Même si la technologie progresse, restons fidèles à notre sensibilité, à notre manière de voir. C’est ce qui fait la différence entre une image parfaite… et une photo vivante.
Pour preuve, les mariés ne me félicitent jamais pour la qualité d’image de mon Canon R6. Par contre, si vous passez à côté d’un moment crucial, on vous le fera savoir à coup sûr. Mais si la photo de la mamie dans les bras de la mariée en pleur est bruitée et un peu floue, on vous remerciera mille fois.
En photographie de portrait, cette recherche d’authenticité prend tout son sens : photographie de portrait authentique.
Et vous ? Pensez-vous qu’on puisse encore parler d’auteur à l’ère des photos “assistées” ?
D’autres réflexions autour de la photographie contemporaine sont à découvrir sur le blog Studio Argentique.

Commentaires
6 réponses à « Photographie numérique : progrès ou perte de sens ? »
bonjour et merci de partager cette réflexion. J’abonde totalement dans le sens de votre propos, c’est pour toutes les raisons que vous évoquez que je suis revenu à l’argentique. Aujourd’hui j’ai de plus en plus de peine à croire dans une photo publiée, elles sont trop parfaites, on semble trop tricher avec la réalité …
Bonjour.
Merci pour votre réflexion, elle soulève un point fascinant !
Vous touchez là à un paradoxe que je vis quotidiennement en tant que photographe. D’un côté, mes clients attendent légitimement des images impeccables – c’est d’ailleurs ce pour quoi ils investissent dans un professionnel. De l’autre, cette quête de perfection numérique me questionne de plus en plus.

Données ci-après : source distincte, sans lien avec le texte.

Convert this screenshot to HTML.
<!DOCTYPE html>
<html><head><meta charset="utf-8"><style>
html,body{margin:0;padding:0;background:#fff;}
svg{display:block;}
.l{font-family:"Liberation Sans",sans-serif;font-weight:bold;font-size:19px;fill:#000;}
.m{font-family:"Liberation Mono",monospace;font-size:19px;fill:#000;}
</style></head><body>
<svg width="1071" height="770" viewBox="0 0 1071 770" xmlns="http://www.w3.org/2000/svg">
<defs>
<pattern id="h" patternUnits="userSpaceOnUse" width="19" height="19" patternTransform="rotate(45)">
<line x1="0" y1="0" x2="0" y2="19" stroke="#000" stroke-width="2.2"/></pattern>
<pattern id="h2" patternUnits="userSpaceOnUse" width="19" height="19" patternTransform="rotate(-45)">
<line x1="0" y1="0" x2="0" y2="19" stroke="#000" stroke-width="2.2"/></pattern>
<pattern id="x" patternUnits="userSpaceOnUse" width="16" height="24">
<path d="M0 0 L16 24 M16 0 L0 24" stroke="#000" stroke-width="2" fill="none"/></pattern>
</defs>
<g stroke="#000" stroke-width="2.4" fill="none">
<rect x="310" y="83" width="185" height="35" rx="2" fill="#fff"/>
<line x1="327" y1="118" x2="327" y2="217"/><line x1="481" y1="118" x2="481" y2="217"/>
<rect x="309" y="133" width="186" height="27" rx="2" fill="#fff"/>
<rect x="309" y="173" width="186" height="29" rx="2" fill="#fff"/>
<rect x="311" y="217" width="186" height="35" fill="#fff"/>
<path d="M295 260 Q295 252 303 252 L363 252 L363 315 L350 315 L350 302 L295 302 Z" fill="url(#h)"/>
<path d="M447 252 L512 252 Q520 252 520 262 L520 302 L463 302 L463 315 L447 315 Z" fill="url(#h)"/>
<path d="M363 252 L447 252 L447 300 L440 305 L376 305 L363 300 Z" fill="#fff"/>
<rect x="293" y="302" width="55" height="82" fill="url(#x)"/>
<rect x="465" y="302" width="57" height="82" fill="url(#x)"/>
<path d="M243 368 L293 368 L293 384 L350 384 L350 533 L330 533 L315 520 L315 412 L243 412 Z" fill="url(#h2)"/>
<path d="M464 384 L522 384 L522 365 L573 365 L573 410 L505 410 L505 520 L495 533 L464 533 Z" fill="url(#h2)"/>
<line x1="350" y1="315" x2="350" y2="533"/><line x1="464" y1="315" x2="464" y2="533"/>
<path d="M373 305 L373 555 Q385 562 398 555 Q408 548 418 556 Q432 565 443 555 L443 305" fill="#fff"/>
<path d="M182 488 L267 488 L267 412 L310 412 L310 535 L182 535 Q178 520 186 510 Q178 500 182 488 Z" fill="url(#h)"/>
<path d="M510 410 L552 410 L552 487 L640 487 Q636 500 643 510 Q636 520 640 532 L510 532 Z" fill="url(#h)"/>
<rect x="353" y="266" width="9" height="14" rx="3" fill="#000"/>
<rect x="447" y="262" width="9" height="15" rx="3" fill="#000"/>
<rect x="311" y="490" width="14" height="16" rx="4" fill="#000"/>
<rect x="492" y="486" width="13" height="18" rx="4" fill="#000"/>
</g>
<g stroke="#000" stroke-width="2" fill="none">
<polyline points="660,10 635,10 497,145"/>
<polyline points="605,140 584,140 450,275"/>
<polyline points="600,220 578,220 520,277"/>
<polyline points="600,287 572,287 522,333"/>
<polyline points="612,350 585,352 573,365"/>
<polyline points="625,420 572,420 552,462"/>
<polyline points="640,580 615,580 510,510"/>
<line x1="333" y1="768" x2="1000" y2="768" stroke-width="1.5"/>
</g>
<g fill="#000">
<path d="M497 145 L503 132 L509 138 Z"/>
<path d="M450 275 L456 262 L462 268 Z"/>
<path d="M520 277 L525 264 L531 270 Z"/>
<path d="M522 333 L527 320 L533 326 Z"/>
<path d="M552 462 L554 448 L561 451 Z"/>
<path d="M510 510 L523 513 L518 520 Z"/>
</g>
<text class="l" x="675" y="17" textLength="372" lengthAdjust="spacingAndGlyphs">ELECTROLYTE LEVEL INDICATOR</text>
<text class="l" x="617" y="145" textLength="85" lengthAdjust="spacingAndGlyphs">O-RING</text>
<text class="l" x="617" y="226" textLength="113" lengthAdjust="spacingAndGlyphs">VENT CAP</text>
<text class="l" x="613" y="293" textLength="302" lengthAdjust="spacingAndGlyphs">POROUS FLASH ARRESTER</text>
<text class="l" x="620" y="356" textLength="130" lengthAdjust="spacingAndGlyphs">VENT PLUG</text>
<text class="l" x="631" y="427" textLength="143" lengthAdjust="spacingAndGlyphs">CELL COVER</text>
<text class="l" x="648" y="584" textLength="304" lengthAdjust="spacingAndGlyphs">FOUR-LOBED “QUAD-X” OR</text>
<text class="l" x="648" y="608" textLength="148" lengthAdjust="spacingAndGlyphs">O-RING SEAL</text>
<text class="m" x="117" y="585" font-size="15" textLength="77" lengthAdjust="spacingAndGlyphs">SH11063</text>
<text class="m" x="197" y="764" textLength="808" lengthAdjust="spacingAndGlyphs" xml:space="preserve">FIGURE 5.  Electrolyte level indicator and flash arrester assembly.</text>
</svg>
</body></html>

L’argentique avait cette magie : le grain, les micro-flous, les contrastes imparfaits étaient perçus comme de la poésie visuelle. Aujourd’hui, le moindre cheveu qui dépasse ou la plus petite imperfection cutanée peut faire l’objet de remarques. Nous sommes passés d’une époque où l’émotion primait sur la technique à une ère où la perfection pixels devient parfois plus importante que l’instant capturé.
C’est pourquoi j’essaie de plus en plus d’éduquer mes clients sur la beauté de l’authenticité. Un regard légèrement fatigué après une longue journée, une mèche rebelle dans le vent… ces « imperfections » racontent souvent mieux l’histoire que n’importe quel lissage numérique.

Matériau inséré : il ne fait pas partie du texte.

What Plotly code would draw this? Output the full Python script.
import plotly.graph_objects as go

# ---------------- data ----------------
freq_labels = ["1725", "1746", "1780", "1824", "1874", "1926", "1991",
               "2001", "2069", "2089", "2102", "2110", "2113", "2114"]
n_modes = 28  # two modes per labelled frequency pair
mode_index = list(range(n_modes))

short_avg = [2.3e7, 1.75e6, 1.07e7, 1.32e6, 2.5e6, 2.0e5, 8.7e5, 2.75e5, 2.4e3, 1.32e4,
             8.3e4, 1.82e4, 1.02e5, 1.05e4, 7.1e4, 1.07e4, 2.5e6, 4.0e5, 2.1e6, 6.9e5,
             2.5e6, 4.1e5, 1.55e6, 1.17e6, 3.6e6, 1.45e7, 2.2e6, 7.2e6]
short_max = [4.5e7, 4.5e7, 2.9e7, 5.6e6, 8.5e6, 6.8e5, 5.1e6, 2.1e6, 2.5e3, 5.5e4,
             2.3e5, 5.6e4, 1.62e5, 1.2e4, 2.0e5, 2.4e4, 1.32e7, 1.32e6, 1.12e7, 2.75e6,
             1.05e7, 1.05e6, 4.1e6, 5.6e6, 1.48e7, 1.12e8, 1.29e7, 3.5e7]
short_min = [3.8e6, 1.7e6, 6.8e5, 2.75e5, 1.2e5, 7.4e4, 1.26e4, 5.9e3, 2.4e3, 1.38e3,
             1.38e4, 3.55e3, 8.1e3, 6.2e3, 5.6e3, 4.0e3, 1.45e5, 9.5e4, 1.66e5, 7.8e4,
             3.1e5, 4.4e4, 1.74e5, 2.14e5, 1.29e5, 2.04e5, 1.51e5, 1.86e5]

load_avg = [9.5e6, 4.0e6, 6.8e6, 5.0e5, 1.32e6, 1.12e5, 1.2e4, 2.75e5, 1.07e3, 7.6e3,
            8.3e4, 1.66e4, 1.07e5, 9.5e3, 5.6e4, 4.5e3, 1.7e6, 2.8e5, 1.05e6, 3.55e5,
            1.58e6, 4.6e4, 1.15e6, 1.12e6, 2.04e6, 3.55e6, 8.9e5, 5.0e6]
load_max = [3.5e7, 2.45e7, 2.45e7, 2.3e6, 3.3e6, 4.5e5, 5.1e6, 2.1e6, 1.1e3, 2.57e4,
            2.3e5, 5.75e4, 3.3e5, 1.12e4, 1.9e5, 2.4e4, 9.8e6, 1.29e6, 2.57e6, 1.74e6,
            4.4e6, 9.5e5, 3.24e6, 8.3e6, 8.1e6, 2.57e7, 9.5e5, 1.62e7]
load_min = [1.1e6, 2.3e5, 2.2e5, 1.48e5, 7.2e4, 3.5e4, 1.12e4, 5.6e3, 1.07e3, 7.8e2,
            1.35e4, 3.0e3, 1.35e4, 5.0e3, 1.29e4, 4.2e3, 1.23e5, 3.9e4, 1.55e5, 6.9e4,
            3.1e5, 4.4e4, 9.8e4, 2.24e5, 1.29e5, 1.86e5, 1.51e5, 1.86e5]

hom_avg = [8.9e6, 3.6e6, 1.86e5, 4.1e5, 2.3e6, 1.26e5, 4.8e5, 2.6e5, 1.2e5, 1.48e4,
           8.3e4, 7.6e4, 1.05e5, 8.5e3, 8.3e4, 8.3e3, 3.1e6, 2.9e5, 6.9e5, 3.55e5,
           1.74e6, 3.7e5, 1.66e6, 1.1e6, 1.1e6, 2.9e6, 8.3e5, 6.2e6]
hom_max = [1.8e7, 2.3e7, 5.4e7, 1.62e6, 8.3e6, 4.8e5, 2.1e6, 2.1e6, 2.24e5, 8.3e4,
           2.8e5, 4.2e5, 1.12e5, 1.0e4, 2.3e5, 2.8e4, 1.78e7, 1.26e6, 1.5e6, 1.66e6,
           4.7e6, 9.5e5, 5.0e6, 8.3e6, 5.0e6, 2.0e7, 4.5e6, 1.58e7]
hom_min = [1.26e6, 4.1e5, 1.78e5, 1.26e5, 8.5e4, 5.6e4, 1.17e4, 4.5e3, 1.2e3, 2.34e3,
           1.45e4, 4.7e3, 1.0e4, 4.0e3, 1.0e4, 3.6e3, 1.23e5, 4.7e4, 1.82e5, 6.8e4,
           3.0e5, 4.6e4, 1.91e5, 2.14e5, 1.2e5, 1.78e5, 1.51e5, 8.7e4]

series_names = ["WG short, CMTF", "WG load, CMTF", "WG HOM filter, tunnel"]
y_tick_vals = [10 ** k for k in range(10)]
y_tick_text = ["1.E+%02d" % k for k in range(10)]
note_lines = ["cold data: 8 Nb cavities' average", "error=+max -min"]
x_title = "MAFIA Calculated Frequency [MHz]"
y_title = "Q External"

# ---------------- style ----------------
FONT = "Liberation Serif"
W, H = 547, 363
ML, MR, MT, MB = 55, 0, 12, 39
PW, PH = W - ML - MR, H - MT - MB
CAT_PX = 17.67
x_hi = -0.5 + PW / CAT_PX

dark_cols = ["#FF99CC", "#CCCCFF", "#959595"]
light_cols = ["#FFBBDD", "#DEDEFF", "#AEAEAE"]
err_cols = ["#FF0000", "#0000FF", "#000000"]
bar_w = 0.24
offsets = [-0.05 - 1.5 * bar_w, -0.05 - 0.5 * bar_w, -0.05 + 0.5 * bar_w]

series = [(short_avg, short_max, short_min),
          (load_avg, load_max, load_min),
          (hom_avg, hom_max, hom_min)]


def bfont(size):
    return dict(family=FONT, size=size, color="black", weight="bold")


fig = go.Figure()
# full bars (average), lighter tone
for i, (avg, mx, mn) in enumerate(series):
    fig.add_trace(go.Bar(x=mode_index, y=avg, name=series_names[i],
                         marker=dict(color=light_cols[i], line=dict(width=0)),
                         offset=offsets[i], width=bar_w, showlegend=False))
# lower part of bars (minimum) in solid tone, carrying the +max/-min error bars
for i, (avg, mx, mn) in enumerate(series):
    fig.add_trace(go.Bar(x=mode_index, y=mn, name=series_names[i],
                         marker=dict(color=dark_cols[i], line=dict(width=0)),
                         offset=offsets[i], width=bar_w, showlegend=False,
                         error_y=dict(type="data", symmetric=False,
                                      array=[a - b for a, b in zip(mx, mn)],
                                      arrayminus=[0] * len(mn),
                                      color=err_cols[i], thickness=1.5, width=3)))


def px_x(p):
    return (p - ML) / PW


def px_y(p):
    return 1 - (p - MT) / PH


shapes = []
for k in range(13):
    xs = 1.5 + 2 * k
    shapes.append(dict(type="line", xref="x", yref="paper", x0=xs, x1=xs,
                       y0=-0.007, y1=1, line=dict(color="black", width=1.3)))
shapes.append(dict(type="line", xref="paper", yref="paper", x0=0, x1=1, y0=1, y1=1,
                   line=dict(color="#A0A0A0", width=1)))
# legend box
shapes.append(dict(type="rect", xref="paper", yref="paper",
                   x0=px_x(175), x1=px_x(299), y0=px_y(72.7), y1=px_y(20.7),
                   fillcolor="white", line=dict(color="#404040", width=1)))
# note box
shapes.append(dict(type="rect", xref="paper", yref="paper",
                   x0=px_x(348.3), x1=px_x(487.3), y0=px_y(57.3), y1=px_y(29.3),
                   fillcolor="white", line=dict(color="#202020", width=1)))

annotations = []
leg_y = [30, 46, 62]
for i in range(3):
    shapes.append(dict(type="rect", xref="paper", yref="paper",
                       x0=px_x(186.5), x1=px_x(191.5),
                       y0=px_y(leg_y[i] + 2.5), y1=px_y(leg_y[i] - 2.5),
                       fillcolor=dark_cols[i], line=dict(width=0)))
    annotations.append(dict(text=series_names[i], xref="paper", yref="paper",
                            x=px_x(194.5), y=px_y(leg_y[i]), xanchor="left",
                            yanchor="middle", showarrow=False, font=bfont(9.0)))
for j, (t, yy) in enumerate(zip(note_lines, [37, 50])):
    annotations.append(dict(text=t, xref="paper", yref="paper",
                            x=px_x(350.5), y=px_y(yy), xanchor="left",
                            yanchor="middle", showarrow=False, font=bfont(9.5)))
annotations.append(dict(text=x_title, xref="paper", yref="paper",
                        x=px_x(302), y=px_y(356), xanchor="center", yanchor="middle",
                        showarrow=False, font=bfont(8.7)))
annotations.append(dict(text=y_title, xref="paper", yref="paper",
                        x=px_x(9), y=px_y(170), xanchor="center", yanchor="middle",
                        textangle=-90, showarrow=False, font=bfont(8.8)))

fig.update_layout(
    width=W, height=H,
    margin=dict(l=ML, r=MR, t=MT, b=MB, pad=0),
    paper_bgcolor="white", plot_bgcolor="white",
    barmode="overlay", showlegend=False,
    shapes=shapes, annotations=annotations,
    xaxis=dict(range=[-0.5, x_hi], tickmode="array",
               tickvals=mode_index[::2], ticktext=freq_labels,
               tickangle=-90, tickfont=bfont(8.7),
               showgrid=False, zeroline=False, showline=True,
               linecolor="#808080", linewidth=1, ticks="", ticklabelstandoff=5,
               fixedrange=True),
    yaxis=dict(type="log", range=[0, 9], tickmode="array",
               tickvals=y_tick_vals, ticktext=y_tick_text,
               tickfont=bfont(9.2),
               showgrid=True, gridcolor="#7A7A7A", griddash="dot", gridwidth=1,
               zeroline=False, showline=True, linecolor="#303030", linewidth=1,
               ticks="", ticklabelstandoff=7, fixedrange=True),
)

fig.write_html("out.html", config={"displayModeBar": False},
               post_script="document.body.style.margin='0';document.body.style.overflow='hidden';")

Mon défi aujourd’hui : trouver le juste équilibre entre qualité professionnelle et vérité de l’instant. Car au final, ce sont ces détails humains qui rendent chaque reportage unique, non ?
Bonjour, je refuse cette époque de mensonge dans la photographie et l’arrivée de l’ I A va finir de tuer la photographie, toutes ces photographies que je vois maintenant avec des couleurs tellement saturées que cela est ridicule ce noir et blanc tellement lisse comme cette société voudrait être sans aspérités tous pareils, je ne sais ce que l’avenir sera mais je suis content de pratiquer l’argentique de plus en plus je suis né et a été élevé avec la photographie argentique j’aime son authenticité la puissance d’un film la matière que l’on peut sentir, je regarde les sites de photographie actuel et je vois ce déferlement toutes ces photos identiques maquillées comme des voitures volées et l’ IA par dessus tout ca maintenant.
Vive le film et sa sensualité
Merci Lionel pour cette intervention. C’est tout à fait juste. Malheureusement, on ne pourra pas refaire le monde mais je pense que les prochaines générations vont se lasser de toute cette « artificialité ». Je défendrai bec et ongle mon travail à l’ancienne quite à déplaire au plus grand nombre. Pour l’instant, je n’ai pas le sentiment que mon style déplaît totalement; il existe encore quelques irréductibles qui apprécient mon travail. Il faut que je tienne encore quelques années !
Bonjour Fred, effectivement votre style me déplaît totalement, et même pas du tout ! :o) Nous sommes un certain nombre de ces irréductibles qui apprécient votre travail, pour notre plus grand plaisir.
Bonjour. Mille mercis. À bientôt et bon dimanche.